Así, para tener o sentir este tipo de vergüenza, es condición esencial que el individuo tenga un claro concepto del honor. El avergonzado tiene claridad sobre los principios y valores que lo rigen. Es su falta contra esos principios y valores lo que desencadena su vergüenza.
Son sinónimos de vergüenza palabras tales como deshonor, oprobio, ignominia, afrenta, deshonra.
Es particularmente seductora para esta reflexión la palabra ignominia, cuyos orígenes se encuentra en “in nomen”, sin nombre, por lo que se asume la ignominia como la “pérdida del nombre”.
Una persona sin vergüenza, ignominiosa, es alguien para quien las exigencias de la moral y de la ética son absolutamente irrelevantes. Tiene frente a ellas una indiferencia total.

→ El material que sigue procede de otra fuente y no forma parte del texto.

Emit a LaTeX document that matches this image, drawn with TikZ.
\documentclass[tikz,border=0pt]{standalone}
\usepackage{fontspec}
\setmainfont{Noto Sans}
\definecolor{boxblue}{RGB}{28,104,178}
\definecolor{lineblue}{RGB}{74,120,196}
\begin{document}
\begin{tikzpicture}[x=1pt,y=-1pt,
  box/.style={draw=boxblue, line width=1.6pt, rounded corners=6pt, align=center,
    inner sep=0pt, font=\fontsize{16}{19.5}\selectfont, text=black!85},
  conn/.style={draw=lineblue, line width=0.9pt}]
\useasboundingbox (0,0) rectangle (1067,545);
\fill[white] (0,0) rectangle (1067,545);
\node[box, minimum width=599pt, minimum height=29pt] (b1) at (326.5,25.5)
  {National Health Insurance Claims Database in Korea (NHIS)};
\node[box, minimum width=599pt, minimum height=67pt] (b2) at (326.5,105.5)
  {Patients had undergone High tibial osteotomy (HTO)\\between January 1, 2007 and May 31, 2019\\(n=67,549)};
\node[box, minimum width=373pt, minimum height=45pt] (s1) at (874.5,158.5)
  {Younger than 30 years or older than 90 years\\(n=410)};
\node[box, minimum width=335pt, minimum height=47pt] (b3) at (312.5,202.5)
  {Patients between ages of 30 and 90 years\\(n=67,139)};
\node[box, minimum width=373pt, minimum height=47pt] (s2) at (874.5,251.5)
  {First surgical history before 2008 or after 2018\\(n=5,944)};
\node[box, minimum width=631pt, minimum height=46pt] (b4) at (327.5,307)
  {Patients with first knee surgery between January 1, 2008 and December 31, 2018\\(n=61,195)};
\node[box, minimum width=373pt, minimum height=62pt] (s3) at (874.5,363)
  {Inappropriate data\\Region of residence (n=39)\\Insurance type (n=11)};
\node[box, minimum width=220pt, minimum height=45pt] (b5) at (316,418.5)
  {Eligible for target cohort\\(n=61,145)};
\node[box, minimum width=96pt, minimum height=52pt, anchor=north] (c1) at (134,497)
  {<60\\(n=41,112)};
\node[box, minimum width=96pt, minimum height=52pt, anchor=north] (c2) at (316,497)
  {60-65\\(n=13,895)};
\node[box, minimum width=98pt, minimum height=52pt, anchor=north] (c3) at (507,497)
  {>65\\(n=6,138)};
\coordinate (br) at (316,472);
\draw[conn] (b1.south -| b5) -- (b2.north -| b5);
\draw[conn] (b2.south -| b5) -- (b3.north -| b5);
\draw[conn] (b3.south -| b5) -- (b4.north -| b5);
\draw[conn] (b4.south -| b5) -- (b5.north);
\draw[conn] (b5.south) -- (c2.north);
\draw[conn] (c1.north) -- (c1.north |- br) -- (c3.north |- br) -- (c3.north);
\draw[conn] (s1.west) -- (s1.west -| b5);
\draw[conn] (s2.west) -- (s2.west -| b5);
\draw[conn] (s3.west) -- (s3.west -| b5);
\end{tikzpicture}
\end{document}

Es una persona que carece de tales valores.
Quien procede sin vergüenza, de manera ignominiosa, no considera en absoluto el mal causado.

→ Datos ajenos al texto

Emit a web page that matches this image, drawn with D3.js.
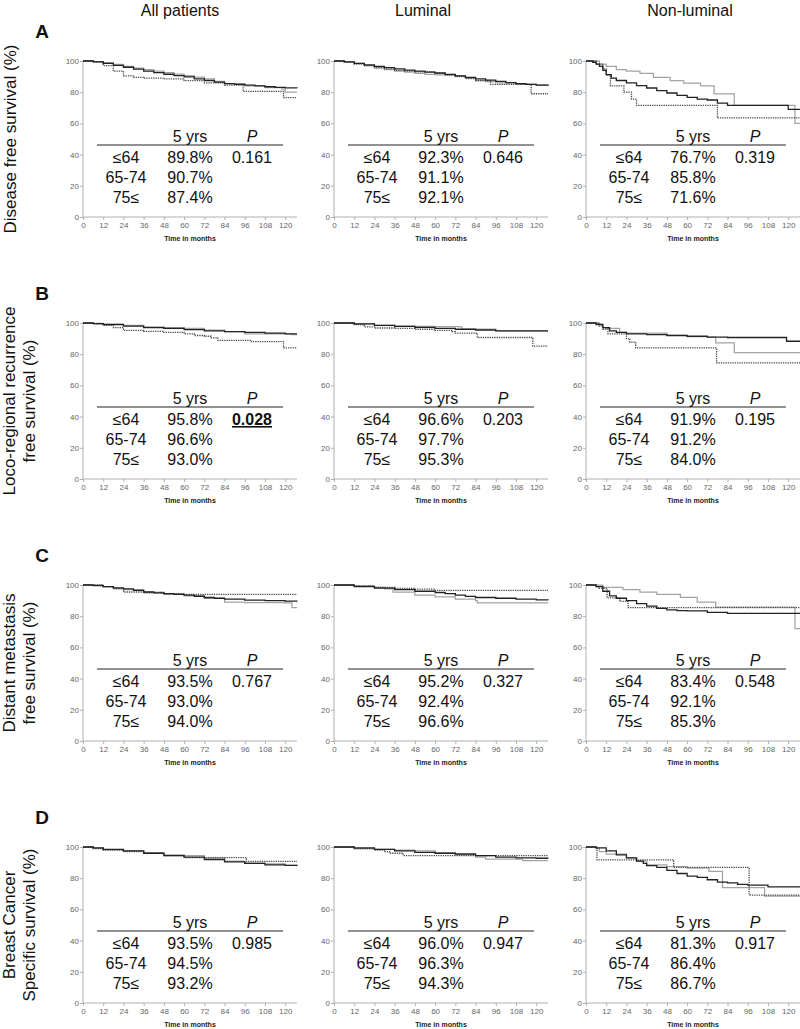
<!DOCTYPE html>
<html><head><meta charset="utf-8">
<script src="https://cdn.jsdelivr.net/npm/d3@7"></script>
<style>
body{margin:0;background:#fff;}
svg{font-family:Arial,"Liberation Sans",sans-serif;}
</style></head>
<body><svg id="c" width="800" height="1029"></svg>
<script>
// ---------- data ----------
const columnTitles = ["All patients", "Luminal", "Non-luminal"];
const rowLetters = ["A", "B", "C", "D"];
const yAxisTitles = [
  ["Disease free survival (%)"],
  ["Loco-regional recurrence", "free survival (%)"],
  ["Distant metastasis", "free survival (%)"],
  ["Breast Cancer", "Specific survival (%)"]
];
const groups = ["≤64", "65-74", "75≤"];
const xTicks = [0, 12, 24, 36, 48, 60, 72, 84, 96, 108, 120];
const yTicks = [0, 20, 40, 60, 80, 100];

// 5-year survival (%) per row: [column][group]
const fiveYrA = [[89.8, 90.7, 87.4], [92.3, 91.1, 92.1], [76.7, 85.8, 71.6]];
const fiveYrB = [[95.8, 96.6, 93.0], [96.6, 97.7, 95.3], [91.9, 91.2, 84.0]];
const fiveYrC = [[93.5, 93.0, 94.0], [95.2, 92.4, 96.6], [83.4, 92.1, 85.3]];
const fiveYrD = [[93.5, 94.5, 93.2], [96.0, 96.3, 94.3], [81.3, 86.4, 86.7]];
const pA = ["0.161", "0.646", "0.319"];
const pB = ["0.028", "0.203", "0.195"];
const pC = ["0.767", "0.327", "0.548"];
const pD = ["0.985", "0.947", "0.917"];
const significant = ["0.028"];

// Kaplan-Meier curves: [≤64, 65-74, 75≤], each [month, survival %]
const curvesA_all = [
  [[0,100],[6,99.5],[12,98.5],[18,97.2],[24,96],[30,94.8],[36,93.5],[42,92.5],[48,91.5],[54,90.6],[60,89.8],[66,88.6],[72,87.5],[78,86.4],[84,85.5],[90,85],[96,84.5],[102,84],[108,83.5],[114,83.1],[120,82.8],[127,82.5]],
  [[0,100],[6,99.6],[12,99],[18,97.8],[24,96.5],[30,95.5],[36,94.5],[42,93.5],[48,92.5],[54,91.6],[60,90.7],[66,89.6],[72,88.5],[78,87],[84,85.5],[96,84],[108,83],[118,82],[120,80],[127,80]],
  [[0,100],[6,99.5],[12,97],[18,93.5],[24,90.5],[30,89.5],[36,89],[48,88.5],[60,87.4],[72,86],[84,84.5],[95,80.5],[119,76.5],[127,76.5]]
];
const curvesA_lum = [
  [[0,100],[6,99.5],[12,98.5],[18,97.5],[24,96.5],[30,95.7],[36,95],[42,94.2],[48,93.5],[54,92.9],[60,92.3],[66,91.4],[72,90.5],[78,89.5],[84,88.5],[90,87.7],[96,87],[102,86.2],[108,85.5],[114,85],[120,84.5],[127,84]],
  [[0,100],[6,99.5],[12,98.5],[18,97],[24,95.5],[30,94.5],[36,93.5],[42,92.8],[48,92],[54,91.5],[60,91.1],[72,90.5],[78,89],[84,87.5],[90,86.8],[96,86],[108,85],[120,84.5],[127,84.5]],
  [[0,100],[6,99.3],[12,98],[18,97],[24,96],[30,95],[36,94],[42,93.5],[48,93],[60,92.1],[66,91],[72,90],[78,88.7],[84,87.5],[93,85],[117,79],[127,79]]
];
const curvesA_non = [
  [[0,100],[4,99.2],[6,98],[8,96.5],[10,94],[12,91.3],[15,89],[18,87.5],[24,86],[30,84.2],[36,82.7],[42,81],[48,79.5],[54,78],[60,76.7],[66,75.6],[72,75],[78,73],[84,71.5],[119,71.5],[120,69],[127,69]],
  [[0,100],[8,98],[12,96.5],[18,94.5],[24,93.5],[32,92],[40,89.5],[50,87.5],[58,85.8],[68,84],[76,79],[88,71.5],[124,60],[127,60]],
  [[0,100],[6,98],[10,95],[12,91],[14.5,84],[22.5,80],[27,75.5],[30,71.6],[77.5,71.6],[78,63.5],[127,63.5]]
];
const curvesB_all = [
  [[0,100],[6,99.6],[12,99],[24,98],[36,97],[48,96.5],[60,95.8],[72,95],[84,94.5],[96,94],[108,93.5],[120,93],[127,93]],
  [[0,100],[6,99.8],[12,99.5],[24,98.5],[36,97.5],[48,97],[60,96.6],[72,95.5],[84,94.5],[96,93],[120,93],[124,92.5],[127,92.5]],
  [[0,100],[6,99.5],[12,98.5],[18,97],[24,95.3],[36,94.6],[48,94],[60,93],[66,92],[72,91.5],[76,90.5],[80,88.8],[100,88],[119,84],[127,84]]
];
const curvesB_lum = [
  [[0,100],[12,99.5],[24,98.5],[36,97.8],[48,97.2],[60,96.6],[72,96],[84,95.5],[96,95],[127,95]],
  [[0,100],[12,99.5],[24,98.5],[36,98],[48,97.8],[60,97.7],[74,97.5],[76,96],[96,95],[127,95]],
  [[0,100],[12,99],[18,97.5],[24,96.8],[36,96.5],[48,96],[60,95.3],[70,94.5],[72,93.5],[85,90.7],[118,85.2],[127,85.2]]
];
const curvesB_non = [
  [[0,100],[6,99],[10,97],[14,95],[18,94],[24,93],[36,92.5],[48,92],[60,91.5],[72,91],[84,90.7],[119,88.3],[127,88.3]],
  [[0,100],[8,99.5],[10,97],[12,96.5],[20,94],[24,93.5],[48,92],[60,91.2],[72,91],[77,87.3],[88,81],[127,81]],
  [[0,100],[8,98],[10,96],[13,93],[24,90],[26,87.7],[29.5,84],[77.5,74.4],[127,74.4]]
];
const curvesC_all = [
  [[0,100],[6,99.6],[12,99],[18,98.2],[24,97.5],[30,96.5],[36,95.5],[42,95],[48,94.5],[54,94],[60,93.5],[66,92.8],[72,92],[78,91.5],[84,91],[96,90.3],[108,90],[120,89.6],[127,89.5]],
  [[0,100],[12,99],[18,98],[24,97],[36,95.5],[48,94],[60,93],[72,91.5],[84,89],[96,88.7],[120,88.5],[124,85.5],[127,85.5]],
  [[0,100],[12,99],[18,97.5],[24,95.5],[36,95],[48,94.5],[60,94],[127,94]]
];
const curvesC_lum = [
  [[0,100],[12,99],[24,98],[36,97],[48,96],[60,95.2],[66,94.5],[72,93.5],[78,92.7],[84,92],[96,91.5],[108,91],[120,90.5],[127,90.3]],
  [[0,100],[12,99.5],[24,98.5],[30,97.5],[35,95.5],[48,93.5],[60,92.4],[72,91],[84,90],[85,88.5],[127,88.5]],
  [[0,100],[12,99.5],[24,98.5],[36,97.8],[48,97.3],[60,96.6],[127,96.6]]
];
const curvesC_non = [
  [[0,100],[6,99],[10,96],[14,93],[18,91.5],[24,90],[30,88],[36,86.5],[42,85],[48,84],[54,83.6],[60,83.4],[72,82.5],[84,81.8],[127,81.8]],
  [[0,100],[10,98.5],[22,97],[32,95.5],[42,94],[56,92.1],[66,89],[77,85.8],[124,72],[127,72]],
  [[0,100],[6,99],[7.5,97.8],[12.5,91.7],[20,89.5],[25,85.5],[127,85.5]]
];
const curvesD_all = [
  [[0,100],[6,99.4],[12,98.5],[24,97.5],[36,96],[48,94.5],[60,93.5],[72,92],[84,90.5],[96,89.5],[108,88.6],[120,88.2],[127,88]],
  [[0,100],[6,99.2],[12,98.3],[24,97.5],[36,96.2],[48,95],[60,94.5],[72,93],[84,91],[96,89.7],[108,89.2],[120,88.2],[127,88]],
  [[0,100],[6,99],[12,98],[24,97],[36,96],[48,94.5],[60,93.2],[96.5,93.2],[97,90.8],[127,90.8]]
];
const curvesD_lum = [
  [[0,100],[12,99.5],[24,98.5],[36,97.5],[48,96.5],[60,96],[72,95.5],[84,94.5],[96,93.5],[108,93],[120,92.8],[127,92.6]],
  [[0,100],[12,99],[24,98.5],[36,98],[48,97.5],[60,96.3],[72,95],[84,93.5],[90,92.3],[112,91.2],[127,91.2]],
  [[0,100],[12,99],[24,98],[30,97],[33,96],[41,94.5],[127,94.4]]
];
const curvesD_non = [
  [[0,100],[6,99.5],[12,97.5],[18,95],[24,93],[30,91],[34,89.5],[36,88],[42,87],[48,85],[54,83],[60,81.3],[66,80.5],[72,79],[78,77.5],[84,77],[90,76],[96,75.5],[108,74.5],[127,74.5]],
  [[0,100],[6,99],[8,97],[12,95.5],[24,93],[30,91],[36,88.5],[48,87.5],[60,86.4],[73,84.3],[81,74],[106,68.5],[127,68.5]],
  [[0,100],[6.5,91.8],[52,86.9],[96.8,69.2],[127,69.2]]
];

const rowsData = [
  {curves: [curvesA_all, curvesA_lum, curvesA_non], five: fiveYrA, p: pA},
  {curves: [curvesB_all, curvesB_lum, curvesB_non], five: fiveYrB, p: pB},
  {curves: [curvesC_all, curvesC_lum, curvesC_non], five: fiveYrC, p: pC},
  {curves: [curvesD_all, curvesD_lum, curvesD_non], five: fiveYrD, p: pD}
];

// ---------- layout ----------
const colX0 = [83, 334, 586];
const rowTop = [61, 323, 585, 847];
const plotW = 214, plotH = 156;
const seriesStyle = [
  {stroke: "#222", width: 1.3, dash: null},
  {stroke: "#a3a3a3", width: 1.25, dash: null},
  {stroke: "#4a4a4a", width: 1.3, dash: "1.3,1"}
];

const svg = d3.select("#c");
const x = d3.scaleLinear().domain([0, 127]).range([0, plotW]);
const y = d3.scaleLinear().domain([0, 100]).range([plotH, 0]);
const line = d3.line().x(d => x(d[0])).y(d => y(d[1])).curve(d3.curveStepAfter);

// column titles
const titleX = [180, 423, 690];
columnTitles.forEach((t, i) => {
  svg.append("text").attr("x", titleX[i]).attr("y", 16).attr("text-anchor", "middle")
    .attr("font-size", 16).attr("fill", "#111").text(t);
});

rowsData.forEach((row, r) => {
  const top = rowTop[r];
  // letter
  svg.append("text").attr("x", 42).attr("y", top - 23).attr("text-anchor", "middle")
    .attr("font-size", 19).attr("font-weight", "bold").attr("fill", "#111").text(rowLetters[r]);
  // y title
  const lines = yAxisTitles[r];
  const cy = top + plotH / 2;
  lines.forEach((t, k) => {
    const lx = lines.length === 1 ? 11 : (k === 0 ? 10 : 30);
    svg.append("text").attr("transform", `translate(${lx + 5},${cy}) rotate(-90)`)
      .attr("text-anchor", "middle").attr("font-size", 17).attr("fill", "#111").text(t);
  });

  row.curves.forEach((curves, c) => {
    const g = svg.append("g").attr("transform", `translate(${colX0[c]},${top})`);
    // axes
    const ya = g.append("g").call(d3.axisLeft(y).tickValues(yTicks).tickSize(3).tickPadding(1));
    const xa = g.append("g").attr("transform", `translate(0,${plotH})`)
      .call(d3.axisBottom(x).tickValues(xTicks).tickSize(3).tickPadding(2));
    [ya, xa].forEach(a => {
      a.select(".domain").attr("stroke", "#b0b0b0").attr("stroke-width", 1);
      a.selectAll(".tick line").attr("stroke", "#b0b0b0");
      a.selectAll(".tick text").attr("fill", "#666").attr("font-size", 8)
        .attr("font-family", "Arial, 'Liberation Sans', sans-serif");
    });
    ya.select(".domain").attr("d", `M0,${plotH}V0`);
    xa.select(".domain").attr("d", `M0,0H${plotW}`);
    // x title
    g.append("text").attr("x", plotW / 2).attr("y", plotH + 24).attr("text-anchor", "middle")
      .attr("font-size", 7).attr("font-weight", "bold").attr("fill", "#222").text("Time in months");
    // curves (draw gray first, then dotted, then black)
    [1, 2, 0].forEach(s => {
      const st = seriesStyle[s];
      g.append("path").datum(curves[s]).attr("d", line).attr("fill", "none")
        .attr("stroke", st.stroke).attr("stroke-width", st.width)
        .attr("stroke-dasharray", st.dash);
    });
    // table
    const ly = 84;
    g.append("line").attr("x1", 14).attr("x2", 200).attr("y1", ly).attr("y2", ly)
      .attr("stroke", "#222").attr("stroke-width", 1.1);
    g.append("text").attr("x", 107).attr("y", ly - 3).attr("text-anchor", "middle")
      .attr("font-size", 16).attr("fill", "#111").text("5 yrs");
    g.append("text").attr("x", 169).attr("y", ly - 3).attr("text-anchor", "middle")
      .attr("font-size", 16).attr("font-style", "italic").attr("fill", "#111").text("P");
    groups.forEach((gr, k) => {
      const by = ly + 18 + k * 20;
      g.append("text").attr("x", 43).attr("y", by).attr("text-anchor", "middle")
        .attr("font-size", 16).attr("fill", "#111").text(gr);
      g.append("text").attr("x", 107).attr("y", by).attr("text-anchor", "middle")
        .attr("font-size", 16).attr("fill", "#111").text(row.five[c][k].toFixed(1) + "%");
    });
    const pv = row.p[c];
    const sig = significant.includes(pv);
    const pt = g.append("text").attr("x", 169).attr("y", ly + 18).attr("text-anchor", "middle")
      .attr("font-size", 16).attr("fill", "#111").text(pv);
    if (sig) {
      pt.attr("font-weight", "bold").attr("text-decoration", "underline");
    }
  });
});
</script></body></html>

Y entonces mira usted este país deshilachado y descubre con horror que la desvergüenza lo ha invadido todo, que la ignominia tiene la iniciativa y que el deshonor y la deshonra parecen “convertidas” en virtudes. Es el deshonor y la deshonra aquello que se aplaude.
Esta “cruzada” en defensa de la ignominia tiene múltiples matices: El silencio, la interpretación maniquea de los hechos, el matizar sus desastres con la lógica del efecto colateral, el asumirla como un mal menor, la convocatoria a que no sea denunciada, el llamado a las buenas maneras en la confrontación.
Es toda una conspiración que nos convoca a resignarnos, como si esta maldición fuera un hecho inexorable, nuestro único destino.
En la antigua Roma existió la “damnatio memoriae”, es decir, la maldición de la memoria, considerada como “la medida más extrema para reprobar a los tiranos”. Un castigo ejemplar que hacía que sus nombres fueran borrados de los edificios públicos, que se removieran sus efigies. Desaparecían virtualmente de la vida ciudadana y de la historia.
Aquí – cosa es de volverse locos – los ensalzan, los promueven, los erigen, condecoran, vitorean, aplauden, defienden, exoneran, los disculpan.
Creo, por el contrario, que este espectáculo de humanidad perdida, de deshonra colectiva que debería enfurecernos a todos, no resiste llamados a la calma y la cordura.